[Dílson Lages Monteiro]

O que, no fundo, no fundo, move pessoas a registrarem cotidianamente os fatos e sensações que vivem? A vontade de viver cada instante, ou pelo menos os mais sinestésicos, na proximidade do limite? A tentativa de não se esquecer do saldo de cada hora? A mera intenção de escrever?
 
Recebi do estimado escritor Rogel Samuel dois volumes dos diários do paraibano Ascendino Leite, volumes dos diários reunidos em livros. Cada fato, cada nota, cada tatear de olhos no imediato são o testamento de um tempo – e mais do que isso, lições de como escrever crônicas. O fato como referente. A analogia na exatidão paradoxal. A reflexão no íntimo do leitor.
 
O diário se faz crônica do mundo literário, crônica em sua metalingüística natureza.
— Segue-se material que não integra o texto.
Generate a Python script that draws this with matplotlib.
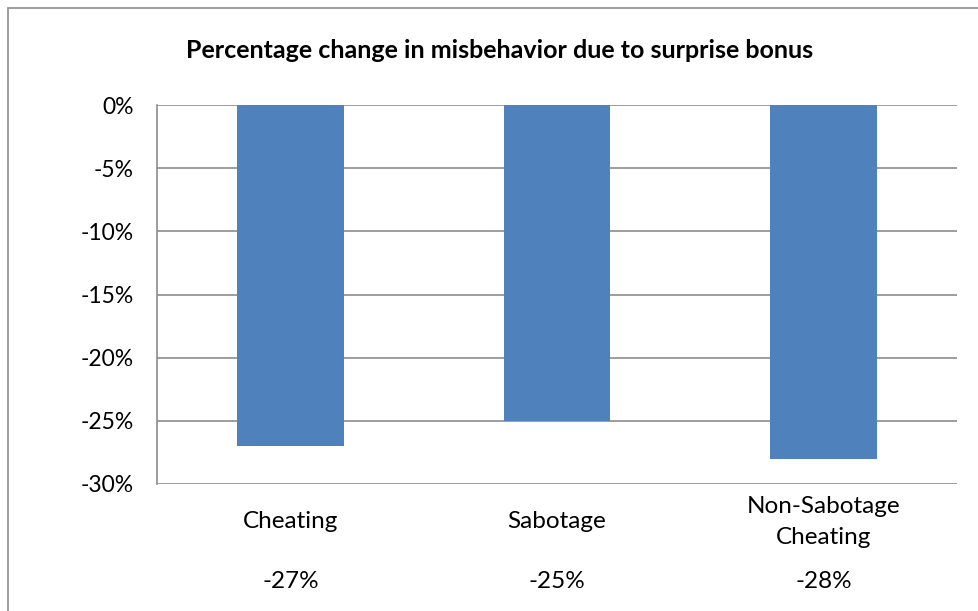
import matplotlib
matplotlib.use("Agg")
import matplotlib.pyplot as plt
from matplotlib.patches import Rectangle
from matplotlib.transforms import blended_transform_factory

categories = ["Cheating", "Sabotage", "Non-Sabotage\nCheating"]
values = [-27, -25, -28]
value_labels = ["-27%", "-25%", "-28%"]
yticks = [0, -5, -10, -15, -20, -25, -30]
ytick_labels = ["0%", "-5%", "-10%", "-15%", "-20%", "-25%", "-30%"]

plt.rcParams["font.family"] = ["Lato", "DejaVu Sans"]

W, H = 979, 611
fig = plt.figure(figsize=(W / 100, H / 100), dpi=100)

# outer chart frame
fig.patches.append(Rectangle((8 / W, -0.05), 1.2, 1 - 8 / H + 0.05,
                             transform=fig.transFigure, fill=False,
                             edgecolor="#8c8c8c", linewidth=1.2))

ax = fig.add_axes([157 / W, 1 - 484 / H, 800 / W, 379 / H])

x = list(range(len(categories)))
ax.bar(x, values, width=0.4, color="#4F81BD", zorder=3)

ax.set_xlim(-0.5, len(categories) - 0.5)
ax.set_ylim(-30, 0)
ax.set_yticks(yticks)
ax.set_yticklabels(ytick_labels, fontsize=16.5)
ax.tick_params(axis="y", length=0, pad=17)
ax.set_xticks([])
ax.grid(axis="y", color="#8c8c8c", linewidth=1.2, zorder=0)
ax.set_axisbelow(True)

for side in ["top", "right", "bottom"]:
    ax.spines[side].set_visible(False)
ax.spines["left"].set_color("#8c8c8c")
ax.spines["left"].set_linewidth(1.2)

trans = blended_transform_factory(ax.transData, fig.transFigure)
for xi, cat, vl in zip(x, categories, value_labels):
    ax.text(xi, 1 - 522 / H, cat, transform=trans, ha="center", va="center",
            fontsize=17.5, linespacing=1.6)
    ax.text(xi, 1 - 582 / H, vl, transform=trans, ha="center", va="center",
            fontsize=17.5)

fig.text(500 / W, 1 - 51 / H, "Percentage change in misbehavior due to surprise bonus",
         ha="center", va="center", fontsize=18, fontweight="bold")

fig.savefig("out.png", dpi=100)
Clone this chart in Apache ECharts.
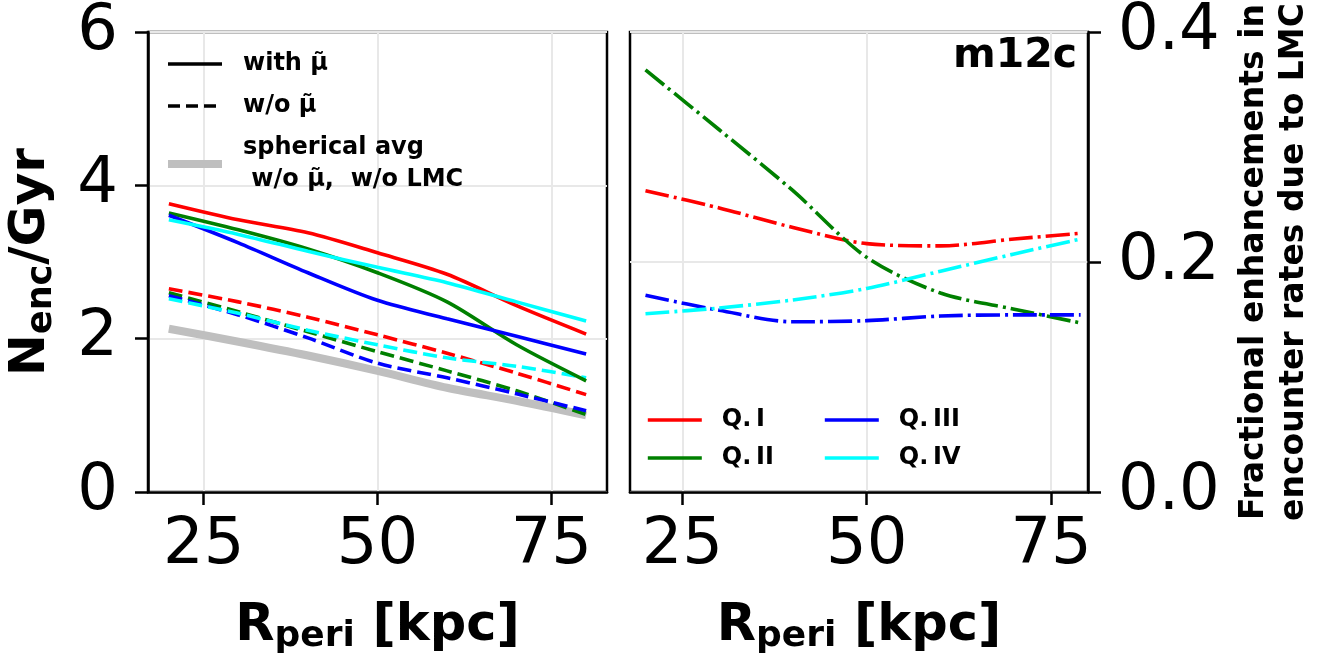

A esse propósito, é o próprio Ascendino que anota: “Com o diário, conheci o fervor do trabalho literário, escrevendo sem esforço, a frase vindo a mim sem que eu a procurasse, as emoções e os pensamentos irropendo espontaneamente em minha mente, muitas vezes a me causar verdadeiro espanto” (p.28).
 
Com Ascendino, estou aprendendo que “assim como as almas, temos também leituras inesquecíveis”. Elas movem o autor de Um ano no outono. E a mim também, nesse esquecimento dos dias.